Start-up businesses are cash hungry. It takes cash to fund the initial development and ongoing growth of the business.
With the initial months, or for innovation businesses, years, of costs and investments returning minimal revenue, it’s important to closely monitor and control your cash burn rate.
With this in mind, there are three important cash KPIs to measure:
- Cash burn rate
- Cash zero date
- Cashflow breakeven point
The cash burn rate shows how much cash you’re burning each month and how long your existing cash will last.
Using a simple example, if you start your business with $100,000 of investment capital and you’ve spent this after 10 months, your burn rate is $10,000 a month.
If you don’t reduce your burn rate, start making money or provide an additional injection of funds into the business before the tenth month, you’ll run out of cash.

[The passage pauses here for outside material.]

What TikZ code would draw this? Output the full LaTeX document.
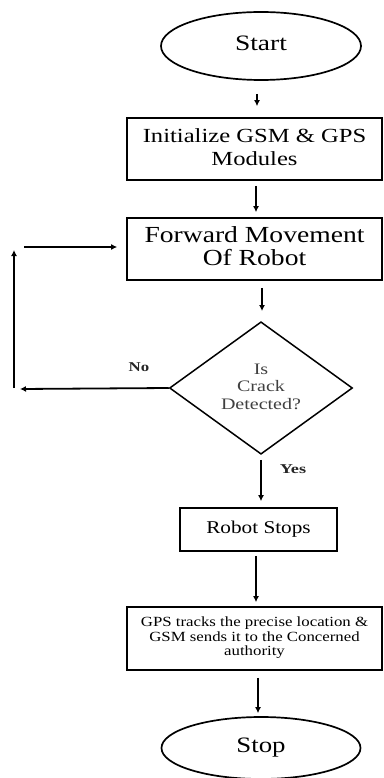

Cash zero date is based on your cash burn rate and is the date at which your current cash will run out. This provides a worse case scenario if no additional revenue or funds become available.
However, it’s important to know and put to good use in your financial management and business decision-making processes.
Cashflow breakeven point is the point at which internally generated cash, typically from revenue, covers the cash outflows of the business and the date at which breakeven occurs.
You need to make sure you have enough cash to cover outflows until the breakeven point is reached.
A shortfall in cash needed to reach breakeven would need to be met by external funding sources.
To put these KPIs to good use, here any my top five tips to stay on top of cashflow:
1. Prepare forecasts
Compare actual results to those forecasts and update them to reflect the reality of your cash position.
It’s impossible to consistently predict the future.
Just think how often economists get it wrong. Therefore it’s essential that forecasts are updated to reflect reality.
2. Assess your cash burn rate, cash zero date and cashflow breakeven point
Ideally, you would estimate this as part of your planning and forecasting, before commencing the business.
This gives you a head start on allowing for your cash needs. Then as the business operates, assess your burn rate based on actual spending and how that impacts the other two KPIs.